It’s been slow coming. After a rare quadruple bottom, the U.S. stock market has risen this month (October, no less!) amidst continuing angst and warnings. The whisper economic reports (“psst… they’re actually looking better”) remained out of the spotlight as Europe, politics and other negative “stuff” was tossed about as proof that we were not out of the woods.
Then came Thursday's U.S. stock market sharp rise. Although the reasoning is that Europe’s problems appear solved, the gains contain much more information than that.
Signs of the stock market’s newfound strength
The move launched from an already rising market (up 10% in 3+ weeks). Stocks across the board pierced resistance barriers and 200-day averages on increased volume, a sign of broad-based buying and short covering.
The following table shows the strength within the market’s rise.
(Click charts to enlarge)
(Data source: Financial Vizualizations -- FinViz.com)
Note the two sets of circles. The number of stocks now above their 200-day moving averages is a good measure of how far many stocks have risen. Ditto for the number now making new 52-week highs. These are signs of more than a market bouncing off a bottom.
Today’s strength from important sectors
What should we expect if this is a real bull market, built on forecasts of real economic growth? Certainly basic materials and industrial goods stocks (all possessing high levels of operating leverage) should be showing leadership. That’s what has been occurring in this market’s rise (both lead, up 20+% over the past month).
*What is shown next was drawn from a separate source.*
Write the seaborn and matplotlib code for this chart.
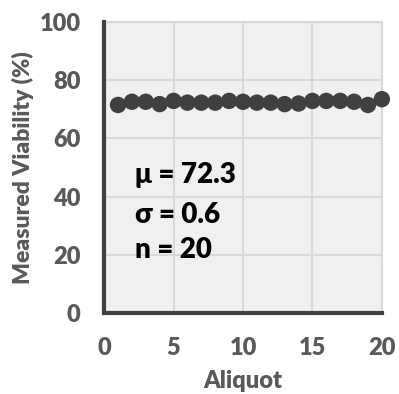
import matplotlib
matplotlib.use("Agg")
import matplotlib.pyplot as plt
import seaborn as sns
import pandas as pd

aliquot = list(range(1, 21))
viability = [71.5, 72.6, 72.6, 71.8, 72.9, 72.3, 72.3, 72.3, 72.9, 72.6,
             72.3, 72.3, 71.8, 72.0, 72.9, 72.9, 72.9, 72.6, 71.5, 73.5]
xticks = [0, 5, 10, 15, 20]
yticks = [0, 20, 40, 60, 80, 100]
stats_text = ["μ = 72.3", "σ = 0.6", "n = 20"]
stats_y = [47.4, 33.7, 21.6]

sns.set_style("white")
plt.rcParams['font.family'] = ['Lato', 'DejaVu Sans']

df = pd.DataFrame({"Aliquot": aliquot, "Viability": viability})

fig = plt.figure(figsize=(3.99, 3.94), dpi=100)
ax = fig.add_axes([0.261, 0.2056, 0.696, 0.7384])
ax.set_facecolor("#f0f0f0")

sns.scatterplot(data=df, x="Aliquot", y="Viability", ax=ax, s=140,
                color="#404040", edgecolor="none", zorder=3, clip_on=False)

ax.set_xlim(0, 20)
ax.set_ylim(0, 100)
ax.set_xticks(xticks)
ax.set_yticks(yticks)
ax.grid(True, color="#d9d9d9", linewidth=1.5, zorder=0)
ax.set_axisbelow(True)

for s in ["top", "right"]:
    ax.spines[s].set_visible(True)
    ax.spines[s].set_color("#d9d9d9")
    ax.spines[s].set_linewidth(1.5)
for s in ["left", "bottom"]:
    ax.spines[s].set_color("#404040")
    ax.spines[s].set_linewidth(3)
    ax.spines[s].set_zorder(4)

ax.tick_params(axis="both", direction="out", length=6, width=3,
               color="#404040", labelsize=17, labelcolor="#595959", pad=11)
for lab in ax.get_xticklabels() + ax.get_yticklabels():
    lab.set_fontweight("heavy")

ax.set_xlabel("Aliquot", fontsize=17, fontweight="heavy", color="#595959", labelpad=8)
ax.set_ylabel("Measured Viability (%)", fontsize=16.5, fontweight="heavy", color="#595959", labelpad=4)

for t, y in zip(stats_text, stats_y):
    ax.text(2.2, y, t, fontsize=20, fontweight="heavy", color="black",
            va="center", ha="left", zorder=5)

fig.savefig("out.png", dpi=100)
Thursday's burst had them leading again, with an exception: Financials were #1.
The financial sector should show strength for two reasons: (1) economic growth spurs lending and other financial activities, and (2) the financial sector has had its large, special problems that are being rectified. Thursday's 8% rise was likely a combination of the European good news along with a delayed realization of real progress among higher quality companies. The three top Wall Street financials that I recently discussed scored significant gains:
As the chart below shows, these gains built on top of the rises this month to date.
(Stock charts courtesy of StockCharts.com)
Coming driver for further rise?
Thursday's rise, on top of the recent market climb, could be the catalyst that finally ignites the driver of bull markets: Individual investor interest. Investor psychology reached an especially negative point around the end of September, but that is not a long-term, sustainable position. Any positive glimmers, or even normality, could break the gloom. If it does, there is a lot of catch-up and adjustment to be done, from underweighted stock allocations to overly cautious holdings.
An example of the latter group is investors in buy-write programs. They are suffering a double whammy: The loss of their stock holdings at now cheap prices plus the loss of their once-higher dividend yields. Ironically, this supposed risk protection strategy is now exposed as a double risk proposition – triple, if you count the return of cash in this near-zero yield environment.
The bottom line
Thursday, October 27, could be a day to remember. The market’s currents appeared to have coalesced into the new bullish trend that has been forming this month. Built on a strong foundation, in which shares transferred from nervous hands to strong ones, this rising market could last for an extended period.